Repeat verbatim only the lines from the one with "Write the Chart.js code for this chart." through the one with "1.0353, 1.0273, 1.0239];", both ends kept. Pictures stay out.

# Collection entries:
(begin)

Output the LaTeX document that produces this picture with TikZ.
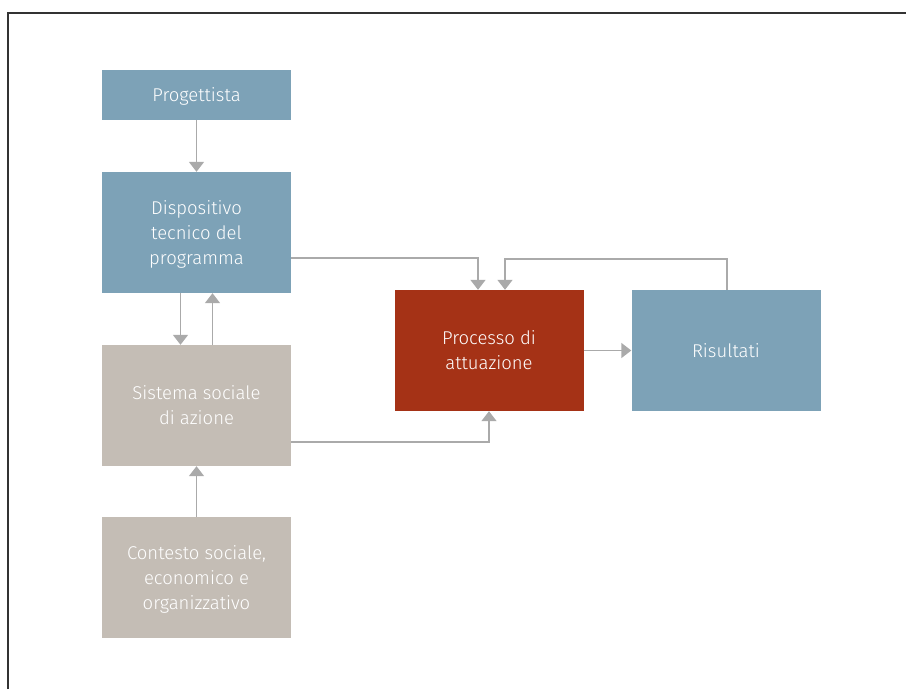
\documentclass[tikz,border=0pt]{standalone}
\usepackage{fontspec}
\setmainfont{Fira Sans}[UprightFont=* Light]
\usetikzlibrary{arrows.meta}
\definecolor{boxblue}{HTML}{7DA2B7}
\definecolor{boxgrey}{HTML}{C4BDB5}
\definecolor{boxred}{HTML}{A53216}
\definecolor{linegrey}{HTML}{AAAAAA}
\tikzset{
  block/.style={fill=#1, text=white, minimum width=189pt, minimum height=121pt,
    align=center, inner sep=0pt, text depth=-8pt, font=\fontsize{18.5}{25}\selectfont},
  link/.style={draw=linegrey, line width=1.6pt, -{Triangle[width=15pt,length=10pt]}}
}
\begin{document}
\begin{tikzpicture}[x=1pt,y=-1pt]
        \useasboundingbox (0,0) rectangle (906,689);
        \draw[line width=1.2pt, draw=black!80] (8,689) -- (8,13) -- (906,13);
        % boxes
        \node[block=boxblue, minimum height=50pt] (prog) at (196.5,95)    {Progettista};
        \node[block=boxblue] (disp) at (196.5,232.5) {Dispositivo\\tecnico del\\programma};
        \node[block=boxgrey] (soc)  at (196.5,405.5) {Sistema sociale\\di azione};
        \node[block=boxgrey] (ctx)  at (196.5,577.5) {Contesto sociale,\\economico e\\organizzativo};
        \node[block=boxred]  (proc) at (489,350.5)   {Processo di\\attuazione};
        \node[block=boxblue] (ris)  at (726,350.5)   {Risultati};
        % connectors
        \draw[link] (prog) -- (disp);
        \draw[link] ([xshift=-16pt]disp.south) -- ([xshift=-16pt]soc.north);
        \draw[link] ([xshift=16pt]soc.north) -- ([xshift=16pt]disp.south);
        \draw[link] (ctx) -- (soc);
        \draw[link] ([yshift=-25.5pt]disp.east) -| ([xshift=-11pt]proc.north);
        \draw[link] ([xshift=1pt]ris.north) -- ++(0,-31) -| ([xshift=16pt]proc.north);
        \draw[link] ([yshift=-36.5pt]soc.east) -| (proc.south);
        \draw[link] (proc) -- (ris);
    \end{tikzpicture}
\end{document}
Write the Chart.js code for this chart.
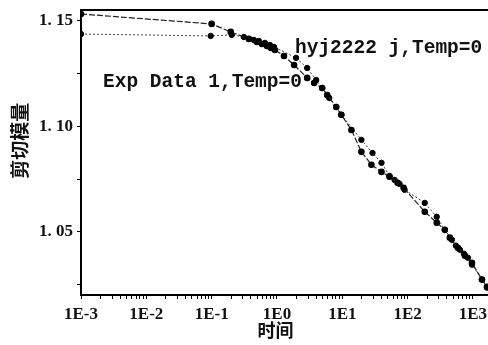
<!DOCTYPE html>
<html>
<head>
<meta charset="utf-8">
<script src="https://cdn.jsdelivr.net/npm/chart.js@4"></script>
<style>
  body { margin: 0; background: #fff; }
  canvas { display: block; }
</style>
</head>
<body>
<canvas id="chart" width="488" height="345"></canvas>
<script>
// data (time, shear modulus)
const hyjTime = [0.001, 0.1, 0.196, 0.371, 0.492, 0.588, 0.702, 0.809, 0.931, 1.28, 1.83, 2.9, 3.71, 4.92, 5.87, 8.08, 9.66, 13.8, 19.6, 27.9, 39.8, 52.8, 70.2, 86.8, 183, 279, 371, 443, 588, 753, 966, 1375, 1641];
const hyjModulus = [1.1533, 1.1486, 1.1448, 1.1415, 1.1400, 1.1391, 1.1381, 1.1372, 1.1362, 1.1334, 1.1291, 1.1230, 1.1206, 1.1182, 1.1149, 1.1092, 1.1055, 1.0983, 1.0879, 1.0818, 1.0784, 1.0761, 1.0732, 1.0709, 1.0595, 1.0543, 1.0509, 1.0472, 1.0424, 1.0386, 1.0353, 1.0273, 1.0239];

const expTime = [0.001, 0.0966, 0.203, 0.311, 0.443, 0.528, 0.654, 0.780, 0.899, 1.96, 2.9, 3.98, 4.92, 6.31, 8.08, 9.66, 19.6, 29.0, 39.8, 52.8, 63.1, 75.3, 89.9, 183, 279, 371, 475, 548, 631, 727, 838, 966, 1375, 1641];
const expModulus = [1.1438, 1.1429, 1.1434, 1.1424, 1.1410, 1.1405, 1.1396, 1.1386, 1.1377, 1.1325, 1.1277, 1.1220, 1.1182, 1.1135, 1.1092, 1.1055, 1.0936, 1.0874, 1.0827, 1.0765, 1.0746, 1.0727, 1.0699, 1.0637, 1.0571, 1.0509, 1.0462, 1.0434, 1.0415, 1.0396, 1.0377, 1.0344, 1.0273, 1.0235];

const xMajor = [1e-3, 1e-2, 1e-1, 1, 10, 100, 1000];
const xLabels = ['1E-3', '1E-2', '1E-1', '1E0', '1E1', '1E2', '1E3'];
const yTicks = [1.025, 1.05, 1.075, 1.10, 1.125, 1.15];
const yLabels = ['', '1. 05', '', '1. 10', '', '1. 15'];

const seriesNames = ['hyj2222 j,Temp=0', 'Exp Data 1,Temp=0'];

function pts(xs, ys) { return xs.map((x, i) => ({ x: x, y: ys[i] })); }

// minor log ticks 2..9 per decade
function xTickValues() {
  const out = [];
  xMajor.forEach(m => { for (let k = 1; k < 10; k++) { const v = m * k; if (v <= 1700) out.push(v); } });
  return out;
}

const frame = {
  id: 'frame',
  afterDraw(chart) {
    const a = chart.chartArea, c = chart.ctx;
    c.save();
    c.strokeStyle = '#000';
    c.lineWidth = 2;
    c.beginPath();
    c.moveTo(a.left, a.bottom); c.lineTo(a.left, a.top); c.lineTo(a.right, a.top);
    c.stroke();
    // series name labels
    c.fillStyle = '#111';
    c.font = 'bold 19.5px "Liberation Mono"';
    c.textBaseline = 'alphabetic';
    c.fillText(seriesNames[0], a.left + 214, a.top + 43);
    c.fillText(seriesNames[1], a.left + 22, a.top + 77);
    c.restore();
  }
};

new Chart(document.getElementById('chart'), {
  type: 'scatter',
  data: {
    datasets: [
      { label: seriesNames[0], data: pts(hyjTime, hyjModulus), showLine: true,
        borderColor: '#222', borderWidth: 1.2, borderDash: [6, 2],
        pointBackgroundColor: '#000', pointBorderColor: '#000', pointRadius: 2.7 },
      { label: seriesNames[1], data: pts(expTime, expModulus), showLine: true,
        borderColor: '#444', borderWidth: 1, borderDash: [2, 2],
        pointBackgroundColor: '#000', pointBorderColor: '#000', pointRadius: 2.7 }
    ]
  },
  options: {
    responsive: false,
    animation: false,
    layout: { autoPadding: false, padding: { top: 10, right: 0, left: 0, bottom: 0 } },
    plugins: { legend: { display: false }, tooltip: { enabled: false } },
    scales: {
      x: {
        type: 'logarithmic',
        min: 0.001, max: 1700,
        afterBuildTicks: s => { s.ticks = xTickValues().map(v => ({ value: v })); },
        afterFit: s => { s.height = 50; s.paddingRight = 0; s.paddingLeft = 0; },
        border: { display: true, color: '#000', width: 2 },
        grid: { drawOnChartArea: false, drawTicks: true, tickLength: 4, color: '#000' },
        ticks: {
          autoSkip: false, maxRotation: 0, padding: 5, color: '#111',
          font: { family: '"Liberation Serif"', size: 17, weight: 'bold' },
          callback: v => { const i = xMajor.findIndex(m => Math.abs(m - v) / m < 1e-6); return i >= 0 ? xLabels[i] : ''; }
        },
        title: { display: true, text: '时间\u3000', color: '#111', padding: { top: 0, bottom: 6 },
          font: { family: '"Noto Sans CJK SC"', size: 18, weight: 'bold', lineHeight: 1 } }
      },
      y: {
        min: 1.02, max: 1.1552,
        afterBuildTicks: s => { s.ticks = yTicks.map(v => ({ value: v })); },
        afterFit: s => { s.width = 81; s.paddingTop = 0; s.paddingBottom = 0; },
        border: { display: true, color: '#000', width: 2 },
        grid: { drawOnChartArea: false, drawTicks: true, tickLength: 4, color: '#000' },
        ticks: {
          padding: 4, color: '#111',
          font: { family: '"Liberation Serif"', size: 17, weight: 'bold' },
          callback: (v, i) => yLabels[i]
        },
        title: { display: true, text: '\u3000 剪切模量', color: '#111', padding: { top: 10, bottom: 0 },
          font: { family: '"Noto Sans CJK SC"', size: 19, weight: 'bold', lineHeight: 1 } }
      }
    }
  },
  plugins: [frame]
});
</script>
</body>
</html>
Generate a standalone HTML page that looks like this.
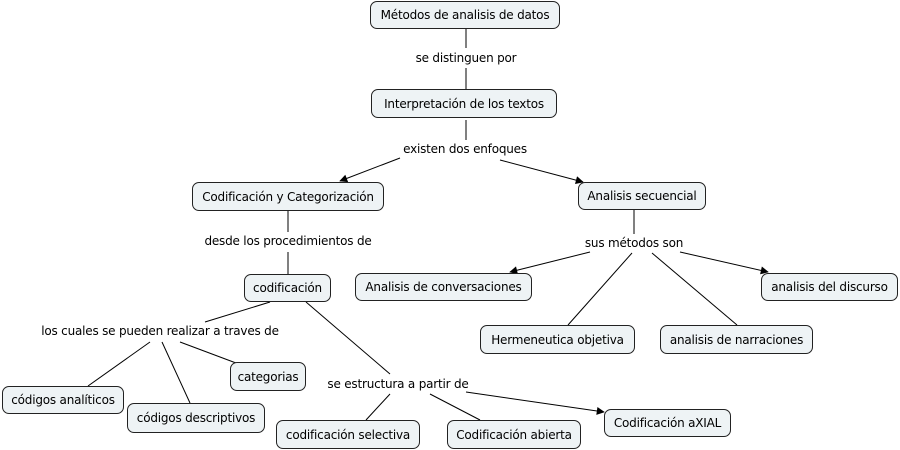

(end)

# Result of the exercise:
Write the Chart.js code for this chart.
<!DOCTYPE html>
<html>
<head>
<meta charset="utf-8">
<script src="https://cdn.jsdelivr.net/npm/chart.js@4"></script>
<style>
  body { margin: 0; background: #fff; }
  canvas { display: block; }
</style>
</head>
<body>
<canvas id="chart" width="488" height="345"></canvas>
<script>
// data (time, shear modulus)
const hyjTime = [0.001, 0.1, 0.196, 0.371, 0.492, 0.588, 0.702, 0.809, 0.931, 1.28, 1.83, 2.9, 3.71, 4.92, 5.87, 8.08, 9.66, 13.8, 19.6, 27.9, 39.8, 52.8, 70.2, 86.8, 183, 279, 371, 443, 588, 753, 966, 1375, 1641];
const hyjModulus = [1.1533, 1.1486, 1.1448, 1.1415, 1.1400, 1.1391, 1.1381, 1.1372, 1.1362, 1.1334, 1.1291, 1.1230, 1.1206, 1.1182, 1.1149, 1.1092, 1.1055, 1.0983, 1.0879, 1.0818, 1.0784, 1.0761, 1.0732, 1.0709, 1.0595, 1.0543, 1.0509, 1.0472, 1.0424, 1.0386, 1.0353, 1.0273, 1.0239];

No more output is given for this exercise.